According to industry sources on Wednesday, Musinsa recently initiated talks with Deckers regarding a potential partnership. Although the platform showed little movement late last year, it has reportedly pivoted to actively pursue the brand after reassessing Hoka’s rapid growth potential in Korea.
“Internal evaluations of Hoka’s brand recognition and symbolism are highly positive,” a Musinsa official said. “We are seriously considering ways to maintain and evolve the brand’s identity and philosophy in the Korean market.”
Industry observers see the move as a “secret weapon” for Musinsa’s brand expansion.
To strengthen this segment, Musinsa is merging with its wholly owned subsidiary, Musinsa Trading, a specialist in brand distribution. The platform aims to add systematic expertise and speed to its portfolio, which already includes global names such as Noah, Dickies, Marine Serre, Sleepy Jones, JanSport and Champion.
Founded in 2009, Hoka has gained popularity in Korea thanks to its signature cushioning and the nationwide “running boom.”
According to Deckers’ latest earnings report, Hoka’s global revenue for fiscal year 2025 reached $2.2 billion, up 23.6 percent from the previous year. While slightly lower than its sister brand UGG's $2.5 billion, Hoka’s growth rate surpassed UGG’s by more than 10 percentage points.
The competition intensified after Deckers terminated its contract with a smaller Korean distributor late last year. For traditional fashion firms such as Shinsegae International, LF and E-Land World, securing Hoka is seen as a vital way to diversify portfolios amid cooling luxury sales due to high inflation.
“Premium sports brands with loyal fan bases are like ‘rain during a drought’ for the industry right now,” an industry insider said. “Hoka is one of the fastest-growing brands in Korea because it blends high performance with fashionable design.”
The race also highlights differences in the contenders’ track records.

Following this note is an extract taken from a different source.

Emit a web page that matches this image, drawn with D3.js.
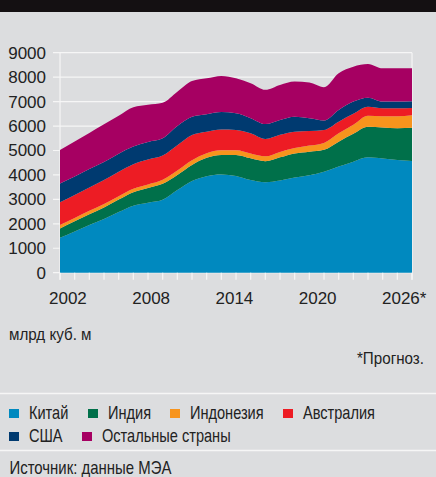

Shinsegae International acquired Salomon rights in 2013, but exited in 2015 after underperforming. Ironically, Salomon later became a massive hit in the 2020s through the “gorpcore” trend — where activewear is worn as streetwear — success largely credited to Musinsa’s marketing and content strategies.
Similarly, LF acquired Reebok in 2022, but has struggled to regain the brand’s influence compared with rivals such as Nike, Adidas and New Balance. Analysts note that traditional corporate structures often falter in engaging the community-based “network marketing” and “running crew” culture critical to a brand like Hoka.
In contrast, Musinsa is aggressively expanding offline.
The platform recently launched “Musinsa Kicks,” a specialized footwear store in Hongdae, and plans to open 10 more locations this year, directly challenging offline distributors long dominated by players like Japan’s ABC-Mart.
“Musinsa possesses branding scalability that is hard for others to match, from high-quality fashion editorials to collaborations with trending designer brands,” a retail analyst said.
“For Deckers, a partner with superior marketing and brand-building capabilities is likely more attractive than one focused solely on sales volume.”